Questions: When have you seen God's people scattered? How can we, and even should we, return to gather in the “Promised Land?”
Hebrews 11:10, 13-16
For [Abraham] looked forward to the city that has foundations, whose architect and builder is God. … All of these … confessed that they were strangers and foreigners on the earth, for people who speak in this way make it clear that they are seeking a homeland. ... a better country, that is, a heavenly one. Therefore God is not ashamed to be called their God; indeed, he has prepared a city for them. (For context, read 11:8-10, 13-16.)
When God called Abraham out of Ur, Abraham obeyed, not knowing where he was going (11:8). He was looking for a homeland that would be his inheritance as God's gift to him, not as something he worked for but rather that he would receive by God's grace as he trusted him.
Jesus uses similar language in John 14:2-3 when he says: "In my Father’s house there are many dwelling places. If it were not so, would I have told you that I go to prepare a place for you? And if I go and prepare a place for you, I will come again and will take you to myself, so that where I am, there you may be also." In Hebrews it is God who has prepared a city for his people, in John 14, Jesus takes on that work.
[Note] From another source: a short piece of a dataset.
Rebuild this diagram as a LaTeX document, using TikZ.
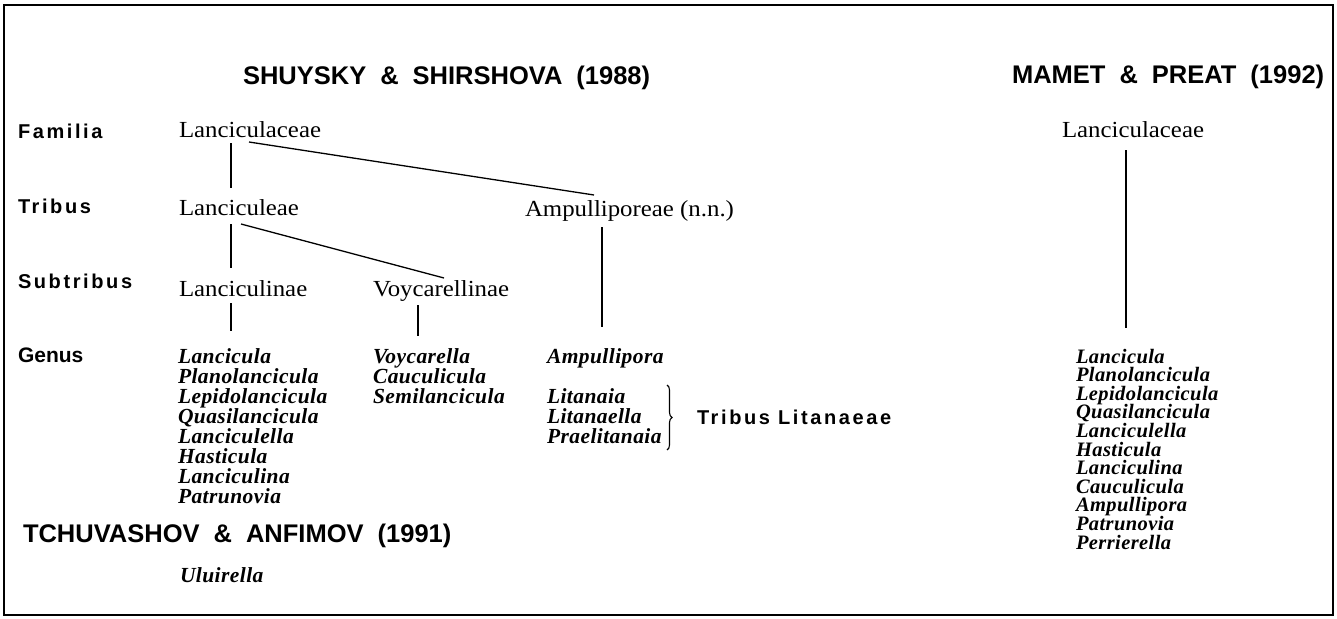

Questions: How would you define the foundations of the city of God? How is God building that city?
1 Peter 1:1-5
Peter, an apostle of Jesus Christ, To the exiles of the Dispersion ... who have been chosen and destined by God the Father and sanctified by the Spirit to be obedient to Jesus Christ .... Blessed be the God and Father of our Lord Jesus Christ! By his great mercy he has given us a new birth into a living hope through the resurrection of Jesus Christ from the dead, and into an inheritance that is imperishable, undefiled, and unfading, kept in heaven for you, who are being protected by the power of God through faith for a salvation ready to be revealed in the last time. (For context, read 1:1-9.)
The recipients of this letter had been scattered. Yet Peter speaks of their position in glowing terms: "chosen," "destined," "sanctified," possessing a new birth, a living hope, an imperishable, undefiled, and unfading inheritance, and salvation, protected by God's power.
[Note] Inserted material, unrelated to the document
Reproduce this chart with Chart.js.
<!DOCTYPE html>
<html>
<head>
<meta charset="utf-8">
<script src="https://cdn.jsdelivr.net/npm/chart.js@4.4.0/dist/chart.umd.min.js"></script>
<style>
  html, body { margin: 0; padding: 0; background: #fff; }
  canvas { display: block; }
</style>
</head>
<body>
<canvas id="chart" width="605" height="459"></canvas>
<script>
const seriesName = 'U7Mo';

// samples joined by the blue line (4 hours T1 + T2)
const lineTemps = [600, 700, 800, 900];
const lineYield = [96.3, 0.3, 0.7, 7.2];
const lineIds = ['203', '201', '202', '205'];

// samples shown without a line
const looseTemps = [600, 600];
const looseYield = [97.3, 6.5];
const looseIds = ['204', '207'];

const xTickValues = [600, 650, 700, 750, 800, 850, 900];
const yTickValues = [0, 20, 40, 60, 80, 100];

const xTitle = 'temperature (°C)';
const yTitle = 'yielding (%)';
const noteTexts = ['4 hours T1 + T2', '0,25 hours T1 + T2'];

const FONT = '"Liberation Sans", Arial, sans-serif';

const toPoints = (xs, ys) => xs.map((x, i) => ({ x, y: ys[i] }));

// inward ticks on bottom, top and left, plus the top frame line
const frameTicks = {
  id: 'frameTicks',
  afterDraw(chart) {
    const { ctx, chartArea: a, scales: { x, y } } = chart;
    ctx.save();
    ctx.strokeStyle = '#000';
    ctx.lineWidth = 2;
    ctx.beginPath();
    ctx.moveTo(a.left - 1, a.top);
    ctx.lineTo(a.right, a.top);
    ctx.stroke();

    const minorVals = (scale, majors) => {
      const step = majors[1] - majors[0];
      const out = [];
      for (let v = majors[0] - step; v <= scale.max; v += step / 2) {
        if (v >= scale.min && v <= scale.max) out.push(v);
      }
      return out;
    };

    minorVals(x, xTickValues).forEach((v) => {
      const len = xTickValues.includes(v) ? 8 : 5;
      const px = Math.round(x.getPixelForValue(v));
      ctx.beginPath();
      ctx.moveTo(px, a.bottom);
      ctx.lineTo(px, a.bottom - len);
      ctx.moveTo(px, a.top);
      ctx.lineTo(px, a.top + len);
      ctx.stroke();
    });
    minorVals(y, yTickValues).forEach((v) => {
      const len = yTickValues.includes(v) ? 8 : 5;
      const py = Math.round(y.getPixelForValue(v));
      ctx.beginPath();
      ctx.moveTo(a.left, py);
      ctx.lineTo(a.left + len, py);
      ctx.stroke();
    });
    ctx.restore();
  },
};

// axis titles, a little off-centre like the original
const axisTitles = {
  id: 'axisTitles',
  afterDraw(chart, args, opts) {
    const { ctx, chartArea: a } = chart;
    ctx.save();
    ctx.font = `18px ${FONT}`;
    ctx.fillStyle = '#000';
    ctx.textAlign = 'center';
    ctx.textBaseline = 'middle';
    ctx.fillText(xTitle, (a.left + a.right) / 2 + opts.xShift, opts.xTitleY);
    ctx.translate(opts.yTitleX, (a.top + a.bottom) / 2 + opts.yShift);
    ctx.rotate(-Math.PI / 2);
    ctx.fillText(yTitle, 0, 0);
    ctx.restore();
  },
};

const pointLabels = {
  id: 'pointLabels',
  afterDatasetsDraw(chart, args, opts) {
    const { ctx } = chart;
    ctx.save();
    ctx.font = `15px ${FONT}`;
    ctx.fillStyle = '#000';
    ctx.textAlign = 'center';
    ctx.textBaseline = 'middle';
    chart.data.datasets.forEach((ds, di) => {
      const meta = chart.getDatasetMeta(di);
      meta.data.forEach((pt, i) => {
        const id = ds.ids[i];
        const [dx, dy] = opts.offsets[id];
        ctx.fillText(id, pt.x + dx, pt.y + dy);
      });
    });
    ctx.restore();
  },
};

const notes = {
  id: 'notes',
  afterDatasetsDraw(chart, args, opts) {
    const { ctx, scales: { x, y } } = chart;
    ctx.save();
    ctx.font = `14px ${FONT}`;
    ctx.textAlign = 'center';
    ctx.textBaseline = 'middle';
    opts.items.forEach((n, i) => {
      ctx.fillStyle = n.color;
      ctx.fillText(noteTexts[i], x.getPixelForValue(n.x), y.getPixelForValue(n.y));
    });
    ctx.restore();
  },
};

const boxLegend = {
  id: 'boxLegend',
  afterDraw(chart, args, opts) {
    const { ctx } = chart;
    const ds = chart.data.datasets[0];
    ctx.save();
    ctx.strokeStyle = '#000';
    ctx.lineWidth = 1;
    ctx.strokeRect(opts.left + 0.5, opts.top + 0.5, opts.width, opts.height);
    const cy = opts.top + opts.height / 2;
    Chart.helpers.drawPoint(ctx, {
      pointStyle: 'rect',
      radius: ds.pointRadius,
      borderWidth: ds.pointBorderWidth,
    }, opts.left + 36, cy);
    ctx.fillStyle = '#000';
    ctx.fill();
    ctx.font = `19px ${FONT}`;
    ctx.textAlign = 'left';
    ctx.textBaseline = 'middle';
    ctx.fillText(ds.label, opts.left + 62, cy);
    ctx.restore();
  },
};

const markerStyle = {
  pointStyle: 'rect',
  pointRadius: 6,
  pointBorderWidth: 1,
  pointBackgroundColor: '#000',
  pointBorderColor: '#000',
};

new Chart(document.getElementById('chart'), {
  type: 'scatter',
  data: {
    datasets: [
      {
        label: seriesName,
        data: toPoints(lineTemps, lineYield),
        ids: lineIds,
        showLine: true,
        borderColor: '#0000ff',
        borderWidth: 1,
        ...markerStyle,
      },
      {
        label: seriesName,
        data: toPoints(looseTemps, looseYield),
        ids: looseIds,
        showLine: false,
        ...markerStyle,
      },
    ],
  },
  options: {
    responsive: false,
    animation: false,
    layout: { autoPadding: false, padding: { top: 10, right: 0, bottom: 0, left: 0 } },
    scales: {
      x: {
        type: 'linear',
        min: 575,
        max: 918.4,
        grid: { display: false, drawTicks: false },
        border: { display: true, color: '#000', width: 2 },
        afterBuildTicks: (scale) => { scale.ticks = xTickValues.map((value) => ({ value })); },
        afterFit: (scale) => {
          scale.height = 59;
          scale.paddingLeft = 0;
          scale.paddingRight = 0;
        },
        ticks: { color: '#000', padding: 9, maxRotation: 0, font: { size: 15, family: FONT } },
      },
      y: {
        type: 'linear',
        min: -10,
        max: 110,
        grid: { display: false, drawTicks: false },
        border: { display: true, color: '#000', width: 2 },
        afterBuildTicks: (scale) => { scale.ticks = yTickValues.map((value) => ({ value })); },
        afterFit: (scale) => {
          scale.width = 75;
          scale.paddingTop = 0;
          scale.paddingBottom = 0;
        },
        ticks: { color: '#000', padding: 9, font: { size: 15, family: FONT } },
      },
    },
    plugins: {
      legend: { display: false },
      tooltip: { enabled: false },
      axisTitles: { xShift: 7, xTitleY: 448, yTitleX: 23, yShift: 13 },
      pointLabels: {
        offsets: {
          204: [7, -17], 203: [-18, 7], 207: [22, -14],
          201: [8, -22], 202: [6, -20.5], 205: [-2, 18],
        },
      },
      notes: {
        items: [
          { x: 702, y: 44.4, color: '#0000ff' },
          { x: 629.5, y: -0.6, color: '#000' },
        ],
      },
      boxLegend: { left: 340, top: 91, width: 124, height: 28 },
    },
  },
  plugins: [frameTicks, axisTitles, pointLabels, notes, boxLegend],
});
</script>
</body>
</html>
In the early 20th century, theologian Gerhardus Vos articulated the "already but not yet" paradigm regarding the nature of the kingdom of God as a reality we experience truly but not yet fully, by faith but not yet by sight. We already have an inheritance, but it is being kept in heaven for us … so in some sense we have yet to fully possess it.
Questions: In what ways do you feel you "already" experience the kingdom of God, and in what ways do you feel you do "not yet" live in that reality?
Prayer for the Future of the Human Race (BCP p. 828)
O God our heavenly Father, you have blessed us and given us
dominion over all the earth: Increase our reverence before
the mystery of life; and give us new insight into your purposes
for the human race, and new wisdom and determination in
making provision for its future in accordance with your will;
through Jesus Christ our Lord. Amen.